Goal of the exercise: Your task is to retype, word for word, the lines from the start of the data through the line holding "const majLen = 8, minLen = 4;". Do not include the pictures.

Provided material:
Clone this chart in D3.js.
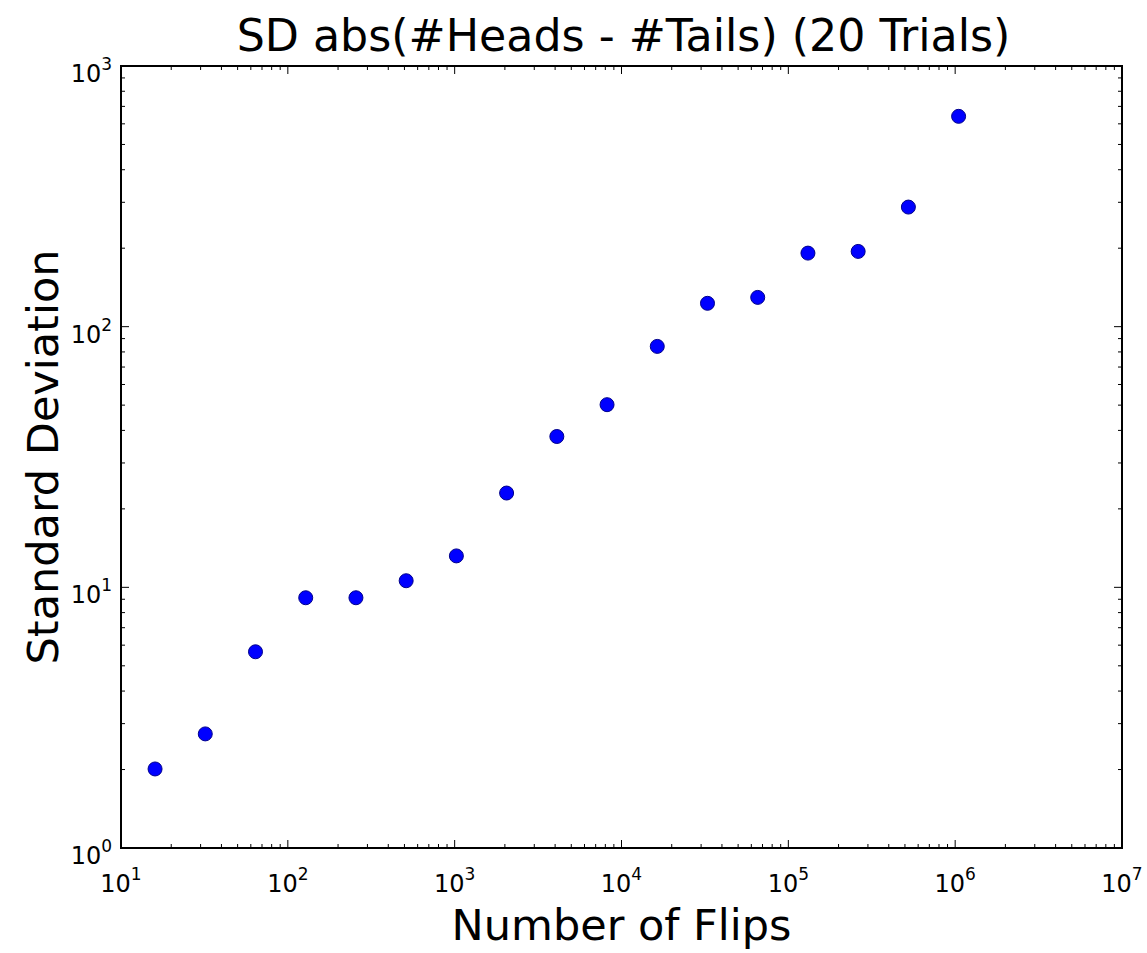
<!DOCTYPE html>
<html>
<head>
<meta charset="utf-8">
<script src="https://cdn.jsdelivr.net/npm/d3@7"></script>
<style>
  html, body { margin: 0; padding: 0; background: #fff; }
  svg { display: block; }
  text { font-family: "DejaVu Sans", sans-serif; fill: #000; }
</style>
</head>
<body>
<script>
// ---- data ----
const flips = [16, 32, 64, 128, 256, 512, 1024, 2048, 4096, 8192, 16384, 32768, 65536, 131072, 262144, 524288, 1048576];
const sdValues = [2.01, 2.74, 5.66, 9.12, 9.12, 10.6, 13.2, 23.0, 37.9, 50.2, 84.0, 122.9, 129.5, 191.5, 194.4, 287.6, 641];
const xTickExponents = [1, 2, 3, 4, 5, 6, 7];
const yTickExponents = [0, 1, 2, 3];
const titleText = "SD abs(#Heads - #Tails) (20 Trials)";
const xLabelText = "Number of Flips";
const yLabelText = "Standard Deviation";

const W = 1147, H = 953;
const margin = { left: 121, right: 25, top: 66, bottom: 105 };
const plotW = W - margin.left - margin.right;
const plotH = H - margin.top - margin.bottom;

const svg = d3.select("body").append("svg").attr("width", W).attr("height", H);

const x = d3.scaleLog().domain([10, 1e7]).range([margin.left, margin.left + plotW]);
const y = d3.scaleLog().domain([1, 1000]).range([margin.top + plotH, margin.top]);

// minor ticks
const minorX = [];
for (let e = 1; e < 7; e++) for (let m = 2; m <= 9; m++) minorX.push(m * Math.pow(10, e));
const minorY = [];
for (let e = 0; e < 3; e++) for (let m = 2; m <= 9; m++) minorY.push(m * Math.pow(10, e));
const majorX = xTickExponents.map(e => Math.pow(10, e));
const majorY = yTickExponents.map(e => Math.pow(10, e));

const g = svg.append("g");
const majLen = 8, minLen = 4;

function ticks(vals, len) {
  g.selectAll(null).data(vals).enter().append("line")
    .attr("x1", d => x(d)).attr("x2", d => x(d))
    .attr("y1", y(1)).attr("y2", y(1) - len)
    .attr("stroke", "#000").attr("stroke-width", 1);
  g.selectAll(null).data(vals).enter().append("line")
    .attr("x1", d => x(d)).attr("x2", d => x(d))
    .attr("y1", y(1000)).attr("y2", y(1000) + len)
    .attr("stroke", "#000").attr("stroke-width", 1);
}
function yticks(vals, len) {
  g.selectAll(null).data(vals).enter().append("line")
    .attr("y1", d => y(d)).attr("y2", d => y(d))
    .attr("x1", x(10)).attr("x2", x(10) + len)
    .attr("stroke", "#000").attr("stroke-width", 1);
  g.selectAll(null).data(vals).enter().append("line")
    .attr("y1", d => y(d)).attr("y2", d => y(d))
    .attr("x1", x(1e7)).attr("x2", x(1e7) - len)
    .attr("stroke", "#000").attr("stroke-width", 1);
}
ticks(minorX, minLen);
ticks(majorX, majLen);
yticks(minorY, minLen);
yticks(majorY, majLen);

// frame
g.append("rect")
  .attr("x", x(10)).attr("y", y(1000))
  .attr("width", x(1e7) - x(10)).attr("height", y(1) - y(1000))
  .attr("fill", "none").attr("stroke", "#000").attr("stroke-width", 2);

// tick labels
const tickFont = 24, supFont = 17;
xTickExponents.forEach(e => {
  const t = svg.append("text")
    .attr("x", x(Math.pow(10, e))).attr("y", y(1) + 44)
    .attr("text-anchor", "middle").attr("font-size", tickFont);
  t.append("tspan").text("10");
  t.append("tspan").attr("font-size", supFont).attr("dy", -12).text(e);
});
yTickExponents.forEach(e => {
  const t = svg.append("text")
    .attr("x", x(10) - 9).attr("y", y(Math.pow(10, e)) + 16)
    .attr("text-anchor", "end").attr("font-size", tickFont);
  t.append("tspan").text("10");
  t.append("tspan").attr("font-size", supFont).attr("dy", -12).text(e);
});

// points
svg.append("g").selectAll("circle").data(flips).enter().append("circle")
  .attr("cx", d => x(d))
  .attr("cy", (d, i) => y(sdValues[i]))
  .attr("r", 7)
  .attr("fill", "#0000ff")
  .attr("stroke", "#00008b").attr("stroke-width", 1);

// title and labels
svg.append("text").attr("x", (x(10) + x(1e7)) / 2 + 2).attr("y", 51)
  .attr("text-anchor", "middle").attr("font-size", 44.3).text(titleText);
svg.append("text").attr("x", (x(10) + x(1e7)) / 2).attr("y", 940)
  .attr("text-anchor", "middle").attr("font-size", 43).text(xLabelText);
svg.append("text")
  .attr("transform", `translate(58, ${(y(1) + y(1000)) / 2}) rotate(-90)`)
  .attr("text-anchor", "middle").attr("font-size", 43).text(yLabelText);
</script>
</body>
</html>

Finished task:
Clone this chart in D3.js.
<!DOCTYPE html>
<html>
<head>
<meta charset="utf-8">
<script src="https://cdn.jsdelivr.net/npm/d3@7"></script>
<style>
  html, body { margin: 0; padding: 0; background: #fff; }
  svg { display: block; }
  text { font-family: "DejaVu Sans", sans-serif; fill: #000; }
</style>
</head>
<body>
<script>
// ---- data ----
const flips = [16, 32, 64, 128, 256, 512, 1024, 2048, 4096, 8192, 16384, 32768, 65536, 131072, 262144, 524288, 1048576];
const sdValues = [2.01, 2.74, 5.66, 9.12, 9.12, 10.6, 13.2, 23.0, 37.9, 50.2, 84.0, 122.9, 129.5, 191.5, 194.4, 287.6, 641];
const xTickExponents = [1, 2, 3, 4, 5, 6, 7];
const yTickExponents = [0, 1, 2, 3];
const titleText = "SD abs(#Heads - #Tails) (20 Trials)";
const xLabelText = "Number of Flips";
const yLabelText = "Standard Deviation";

const W = 1147, H = 953;
const margin = { left: 121, right: 25, top: 66, bottom: 105 };
const plotW = W - margin.left - margin.right;
const plotH = H - margin.top - margin.bottom;

const svg = d3.select("body").append("svg").attr("width", W).attr("height", H);

const x = d3.scaleLog().domain([10, 1e7]).range([margin.left, margin.left + plotW]);
const y = d3.scaleLog().domain([1, 1000]).range([margin.top + plotH, margin.top]);

// minor ticks
const minorX = [];
for (let e = 1; e < 7; e++) for (let m = 2; m <= 9; m++) minorX.push(m * Math.pow(10, e));
const minorY = [];
for (let e = 0; e < 3; e++) for (let m = 2; m <= 9; m++) minorY.push(m * Math.pow(10, e));
const majorX = xTickExponents.map(e => Math.pow(10, e));
const majorY = yTickExponents.map(e => Math.pow(10, e));

const g = svg.append("g");
const majLen = 8, minLen = 4;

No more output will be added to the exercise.